= JOB =
Identify the lines that contain the string "React", then copy each of them.
___ DATASET EXTRACT ___
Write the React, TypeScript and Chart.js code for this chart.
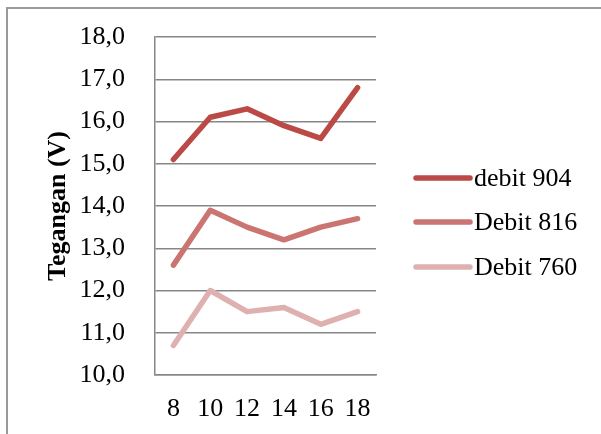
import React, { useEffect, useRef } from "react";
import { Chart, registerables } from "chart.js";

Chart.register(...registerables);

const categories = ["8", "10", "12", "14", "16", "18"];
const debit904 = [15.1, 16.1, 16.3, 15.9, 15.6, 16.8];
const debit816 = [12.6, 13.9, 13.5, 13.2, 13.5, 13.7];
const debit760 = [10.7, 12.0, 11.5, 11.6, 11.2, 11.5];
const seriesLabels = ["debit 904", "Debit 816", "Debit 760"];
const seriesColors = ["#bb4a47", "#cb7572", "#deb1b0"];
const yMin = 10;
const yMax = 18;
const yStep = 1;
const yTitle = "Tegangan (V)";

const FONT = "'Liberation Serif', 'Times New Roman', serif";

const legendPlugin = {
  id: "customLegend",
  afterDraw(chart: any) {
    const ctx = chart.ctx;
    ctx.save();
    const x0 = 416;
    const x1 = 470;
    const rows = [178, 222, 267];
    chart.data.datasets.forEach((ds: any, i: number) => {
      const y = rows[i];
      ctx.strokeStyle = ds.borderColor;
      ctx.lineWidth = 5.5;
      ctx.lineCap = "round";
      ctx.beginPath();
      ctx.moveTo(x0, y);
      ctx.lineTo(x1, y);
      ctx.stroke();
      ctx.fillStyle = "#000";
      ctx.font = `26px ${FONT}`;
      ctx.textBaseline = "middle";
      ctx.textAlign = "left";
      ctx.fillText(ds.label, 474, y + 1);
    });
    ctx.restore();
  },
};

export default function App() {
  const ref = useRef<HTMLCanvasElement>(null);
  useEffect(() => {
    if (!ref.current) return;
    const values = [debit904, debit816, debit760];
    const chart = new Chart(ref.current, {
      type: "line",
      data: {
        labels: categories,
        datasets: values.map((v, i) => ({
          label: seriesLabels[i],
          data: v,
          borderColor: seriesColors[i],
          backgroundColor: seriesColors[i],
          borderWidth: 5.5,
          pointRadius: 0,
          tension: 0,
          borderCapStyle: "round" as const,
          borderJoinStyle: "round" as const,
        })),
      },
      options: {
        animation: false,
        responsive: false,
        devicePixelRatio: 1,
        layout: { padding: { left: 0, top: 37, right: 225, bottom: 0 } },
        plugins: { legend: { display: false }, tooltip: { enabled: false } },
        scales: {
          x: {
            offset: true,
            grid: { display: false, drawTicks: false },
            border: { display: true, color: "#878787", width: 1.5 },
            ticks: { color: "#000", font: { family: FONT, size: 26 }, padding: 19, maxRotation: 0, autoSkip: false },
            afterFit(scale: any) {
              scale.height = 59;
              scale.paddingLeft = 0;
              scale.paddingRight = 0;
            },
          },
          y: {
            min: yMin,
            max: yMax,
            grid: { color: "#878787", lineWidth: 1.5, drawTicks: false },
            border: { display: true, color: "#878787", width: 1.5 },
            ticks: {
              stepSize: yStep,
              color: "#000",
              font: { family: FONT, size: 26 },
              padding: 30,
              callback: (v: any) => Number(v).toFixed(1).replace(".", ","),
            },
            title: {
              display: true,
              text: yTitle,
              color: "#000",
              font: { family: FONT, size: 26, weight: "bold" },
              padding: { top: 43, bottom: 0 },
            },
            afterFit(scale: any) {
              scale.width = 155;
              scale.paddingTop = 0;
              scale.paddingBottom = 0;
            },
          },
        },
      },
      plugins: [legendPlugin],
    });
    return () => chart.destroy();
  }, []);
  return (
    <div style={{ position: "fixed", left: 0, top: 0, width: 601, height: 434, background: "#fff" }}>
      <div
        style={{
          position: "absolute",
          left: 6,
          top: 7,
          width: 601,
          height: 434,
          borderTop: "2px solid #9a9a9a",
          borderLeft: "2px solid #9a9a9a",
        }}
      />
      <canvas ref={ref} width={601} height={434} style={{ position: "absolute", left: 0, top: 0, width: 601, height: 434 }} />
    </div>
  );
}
___
= RESPONSE FOR THIS EXERCISE =
Write the React, TypeScript and Chart.js code for this chart.
import React, { useEffect, useRef } from "react";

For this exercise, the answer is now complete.